EXTRACTED INFORMATION:
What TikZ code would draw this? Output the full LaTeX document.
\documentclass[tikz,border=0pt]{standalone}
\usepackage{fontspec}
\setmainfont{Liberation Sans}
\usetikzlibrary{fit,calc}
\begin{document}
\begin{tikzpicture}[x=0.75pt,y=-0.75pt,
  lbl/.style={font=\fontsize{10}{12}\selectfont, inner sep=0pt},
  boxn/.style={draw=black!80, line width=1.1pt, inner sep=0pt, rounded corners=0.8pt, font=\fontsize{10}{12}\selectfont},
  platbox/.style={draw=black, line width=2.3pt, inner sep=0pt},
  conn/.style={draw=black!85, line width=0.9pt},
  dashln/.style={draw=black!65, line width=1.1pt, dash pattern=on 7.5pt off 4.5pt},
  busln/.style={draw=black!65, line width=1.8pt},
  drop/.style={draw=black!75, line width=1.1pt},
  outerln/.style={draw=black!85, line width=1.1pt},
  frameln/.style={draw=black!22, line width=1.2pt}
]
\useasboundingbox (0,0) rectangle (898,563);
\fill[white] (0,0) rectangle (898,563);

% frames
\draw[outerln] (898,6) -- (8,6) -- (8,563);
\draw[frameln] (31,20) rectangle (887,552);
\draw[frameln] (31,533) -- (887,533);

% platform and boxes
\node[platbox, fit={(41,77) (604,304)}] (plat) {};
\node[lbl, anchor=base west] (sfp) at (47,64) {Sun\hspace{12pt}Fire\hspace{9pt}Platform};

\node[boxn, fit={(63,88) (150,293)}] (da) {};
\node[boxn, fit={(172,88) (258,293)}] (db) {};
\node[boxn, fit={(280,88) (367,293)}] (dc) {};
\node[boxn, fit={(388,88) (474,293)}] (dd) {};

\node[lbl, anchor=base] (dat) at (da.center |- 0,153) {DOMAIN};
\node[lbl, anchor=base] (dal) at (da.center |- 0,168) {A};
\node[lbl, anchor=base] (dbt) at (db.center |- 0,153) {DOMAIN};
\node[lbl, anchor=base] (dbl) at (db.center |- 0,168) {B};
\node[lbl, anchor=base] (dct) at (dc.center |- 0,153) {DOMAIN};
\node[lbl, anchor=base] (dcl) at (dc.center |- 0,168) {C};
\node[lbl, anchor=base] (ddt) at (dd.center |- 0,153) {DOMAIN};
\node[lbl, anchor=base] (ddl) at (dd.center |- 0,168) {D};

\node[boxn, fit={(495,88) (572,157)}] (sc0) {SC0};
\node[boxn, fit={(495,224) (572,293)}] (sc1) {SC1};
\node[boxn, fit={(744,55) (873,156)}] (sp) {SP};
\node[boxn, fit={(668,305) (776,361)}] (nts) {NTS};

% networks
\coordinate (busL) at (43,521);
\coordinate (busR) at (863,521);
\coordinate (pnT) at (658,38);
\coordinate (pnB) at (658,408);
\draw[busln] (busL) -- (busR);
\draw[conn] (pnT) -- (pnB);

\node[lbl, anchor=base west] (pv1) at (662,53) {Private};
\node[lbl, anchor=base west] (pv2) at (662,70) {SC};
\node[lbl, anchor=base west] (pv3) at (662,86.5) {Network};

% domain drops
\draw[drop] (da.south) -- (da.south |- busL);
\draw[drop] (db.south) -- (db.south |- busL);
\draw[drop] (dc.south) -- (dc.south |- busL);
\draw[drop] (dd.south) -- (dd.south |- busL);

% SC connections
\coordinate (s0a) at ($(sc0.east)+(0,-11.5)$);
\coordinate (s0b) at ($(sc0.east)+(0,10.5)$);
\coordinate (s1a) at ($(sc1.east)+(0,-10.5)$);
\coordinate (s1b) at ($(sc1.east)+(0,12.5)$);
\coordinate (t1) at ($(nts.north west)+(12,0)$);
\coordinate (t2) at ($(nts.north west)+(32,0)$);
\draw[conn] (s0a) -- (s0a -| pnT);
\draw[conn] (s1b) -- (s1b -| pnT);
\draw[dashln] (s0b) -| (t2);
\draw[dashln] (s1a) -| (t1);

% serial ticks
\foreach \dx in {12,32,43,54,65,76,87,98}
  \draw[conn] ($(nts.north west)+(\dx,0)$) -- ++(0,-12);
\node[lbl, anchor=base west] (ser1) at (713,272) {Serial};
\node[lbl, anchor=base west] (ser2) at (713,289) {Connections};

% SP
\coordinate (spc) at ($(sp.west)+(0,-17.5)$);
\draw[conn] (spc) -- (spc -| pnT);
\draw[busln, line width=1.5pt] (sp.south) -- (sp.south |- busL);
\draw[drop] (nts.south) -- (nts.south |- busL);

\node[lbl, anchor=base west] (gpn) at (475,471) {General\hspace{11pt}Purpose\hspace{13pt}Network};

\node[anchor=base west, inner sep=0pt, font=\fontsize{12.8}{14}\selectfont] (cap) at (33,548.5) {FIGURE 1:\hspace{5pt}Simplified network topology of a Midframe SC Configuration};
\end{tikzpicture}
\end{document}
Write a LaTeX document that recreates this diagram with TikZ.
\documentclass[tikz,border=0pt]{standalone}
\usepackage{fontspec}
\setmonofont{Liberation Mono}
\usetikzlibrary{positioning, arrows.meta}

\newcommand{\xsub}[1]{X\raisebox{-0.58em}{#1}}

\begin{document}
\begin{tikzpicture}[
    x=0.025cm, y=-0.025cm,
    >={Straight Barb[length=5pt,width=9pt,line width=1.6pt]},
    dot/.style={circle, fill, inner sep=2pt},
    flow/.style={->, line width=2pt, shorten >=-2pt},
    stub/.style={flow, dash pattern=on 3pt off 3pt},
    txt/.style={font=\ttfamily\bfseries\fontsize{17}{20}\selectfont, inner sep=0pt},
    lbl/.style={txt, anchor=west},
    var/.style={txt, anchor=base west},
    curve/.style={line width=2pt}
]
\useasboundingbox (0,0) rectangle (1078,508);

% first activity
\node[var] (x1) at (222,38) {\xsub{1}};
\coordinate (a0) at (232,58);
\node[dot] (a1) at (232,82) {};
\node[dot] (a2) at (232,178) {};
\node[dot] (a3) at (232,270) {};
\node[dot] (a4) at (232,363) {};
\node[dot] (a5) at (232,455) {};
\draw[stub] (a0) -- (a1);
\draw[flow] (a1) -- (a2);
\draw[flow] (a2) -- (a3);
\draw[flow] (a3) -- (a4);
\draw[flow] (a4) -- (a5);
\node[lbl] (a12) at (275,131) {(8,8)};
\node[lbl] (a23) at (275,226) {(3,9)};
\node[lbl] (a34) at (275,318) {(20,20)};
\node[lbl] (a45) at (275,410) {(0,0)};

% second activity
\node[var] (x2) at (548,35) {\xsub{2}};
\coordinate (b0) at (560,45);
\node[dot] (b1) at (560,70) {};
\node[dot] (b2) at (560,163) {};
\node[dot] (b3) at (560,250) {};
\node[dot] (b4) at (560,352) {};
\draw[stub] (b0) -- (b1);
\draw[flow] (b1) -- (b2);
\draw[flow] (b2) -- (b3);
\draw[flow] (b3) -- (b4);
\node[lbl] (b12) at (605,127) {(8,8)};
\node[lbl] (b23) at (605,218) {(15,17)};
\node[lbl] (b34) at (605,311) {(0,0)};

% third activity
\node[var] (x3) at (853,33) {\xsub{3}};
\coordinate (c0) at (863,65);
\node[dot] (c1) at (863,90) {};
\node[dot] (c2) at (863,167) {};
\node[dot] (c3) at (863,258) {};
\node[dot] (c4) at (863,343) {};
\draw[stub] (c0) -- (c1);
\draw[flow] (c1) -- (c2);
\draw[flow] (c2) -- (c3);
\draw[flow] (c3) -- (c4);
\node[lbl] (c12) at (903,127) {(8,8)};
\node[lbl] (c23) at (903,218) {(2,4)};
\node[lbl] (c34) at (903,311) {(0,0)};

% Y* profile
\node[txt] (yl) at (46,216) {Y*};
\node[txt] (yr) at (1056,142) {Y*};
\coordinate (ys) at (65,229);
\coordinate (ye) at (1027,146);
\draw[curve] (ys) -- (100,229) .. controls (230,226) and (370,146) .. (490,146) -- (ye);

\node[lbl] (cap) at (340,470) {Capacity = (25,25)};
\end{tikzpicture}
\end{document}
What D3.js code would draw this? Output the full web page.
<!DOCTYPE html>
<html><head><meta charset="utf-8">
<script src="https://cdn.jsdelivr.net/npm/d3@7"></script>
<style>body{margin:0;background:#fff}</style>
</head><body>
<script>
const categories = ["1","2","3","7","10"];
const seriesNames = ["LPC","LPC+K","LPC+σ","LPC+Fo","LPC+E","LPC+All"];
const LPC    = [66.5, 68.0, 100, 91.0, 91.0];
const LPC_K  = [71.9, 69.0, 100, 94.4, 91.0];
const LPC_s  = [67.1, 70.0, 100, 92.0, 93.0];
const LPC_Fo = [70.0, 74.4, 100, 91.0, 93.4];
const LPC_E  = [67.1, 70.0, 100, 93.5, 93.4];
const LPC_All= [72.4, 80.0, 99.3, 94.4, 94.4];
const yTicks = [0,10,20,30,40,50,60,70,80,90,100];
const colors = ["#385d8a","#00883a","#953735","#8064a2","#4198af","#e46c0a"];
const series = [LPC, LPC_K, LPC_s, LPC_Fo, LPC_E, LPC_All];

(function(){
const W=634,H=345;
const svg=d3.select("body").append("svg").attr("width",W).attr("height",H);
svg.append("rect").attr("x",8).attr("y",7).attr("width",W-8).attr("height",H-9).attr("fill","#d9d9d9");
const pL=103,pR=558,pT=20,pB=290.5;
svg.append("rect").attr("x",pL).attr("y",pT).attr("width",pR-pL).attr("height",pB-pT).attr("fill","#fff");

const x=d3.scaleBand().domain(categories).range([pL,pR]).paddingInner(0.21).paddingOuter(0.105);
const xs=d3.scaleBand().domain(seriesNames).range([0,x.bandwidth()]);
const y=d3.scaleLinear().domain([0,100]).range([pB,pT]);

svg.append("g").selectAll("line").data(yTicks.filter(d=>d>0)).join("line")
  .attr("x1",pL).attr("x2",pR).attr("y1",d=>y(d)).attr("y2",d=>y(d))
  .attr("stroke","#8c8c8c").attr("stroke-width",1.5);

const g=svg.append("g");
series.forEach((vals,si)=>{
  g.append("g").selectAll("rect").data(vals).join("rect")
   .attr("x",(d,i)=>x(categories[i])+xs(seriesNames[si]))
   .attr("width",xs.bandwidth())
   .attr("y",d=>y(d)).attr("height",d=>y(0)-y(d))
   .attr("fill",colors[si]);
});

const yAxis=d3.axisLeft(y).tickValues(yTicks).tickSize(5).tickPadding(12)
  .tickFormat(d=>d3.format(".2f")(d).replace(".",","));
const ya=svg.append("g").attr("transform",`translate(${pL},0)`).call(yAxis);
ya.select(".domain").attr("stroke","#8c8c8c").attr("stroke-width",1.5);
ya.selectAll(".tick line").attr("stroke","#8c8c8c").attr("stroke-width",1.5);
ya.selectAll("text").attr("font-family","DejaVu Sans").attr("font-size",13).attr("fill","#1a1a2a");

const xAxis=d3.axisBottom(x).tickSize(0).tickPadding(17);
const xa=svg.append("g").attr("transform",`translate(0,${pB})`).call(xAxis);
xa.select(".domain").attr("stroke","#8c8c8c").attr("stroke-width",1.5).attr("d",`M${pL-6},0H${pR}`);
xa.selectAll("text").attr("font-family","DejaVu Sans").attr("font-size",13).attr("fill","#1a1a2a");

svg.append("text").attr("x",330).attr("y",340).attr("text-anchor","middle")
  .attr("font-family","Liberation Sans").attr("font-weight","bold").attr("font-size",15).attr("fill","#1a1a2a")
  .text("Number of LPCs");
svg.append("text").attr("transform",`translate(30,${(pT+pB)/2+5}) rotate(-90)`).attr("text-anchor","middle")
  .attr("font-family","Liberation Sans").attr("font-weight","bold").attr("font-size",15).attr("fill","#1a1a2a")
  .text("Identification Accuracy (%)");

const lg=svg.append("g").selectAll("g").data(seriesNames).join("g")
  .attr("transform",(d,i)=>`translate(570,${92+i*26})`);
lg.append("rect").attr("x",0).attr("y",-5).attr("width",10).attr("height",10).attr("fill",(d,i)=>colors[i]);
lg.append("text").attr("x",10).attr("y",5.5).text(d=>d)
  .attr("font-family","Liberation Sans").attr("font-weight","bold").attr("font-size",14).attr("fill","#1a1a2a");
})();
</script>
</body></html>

EXERCISE TASK: Examine the listing and say how many of its lines contain the string "What". Give the number alone.

FINAL ANSWER: 2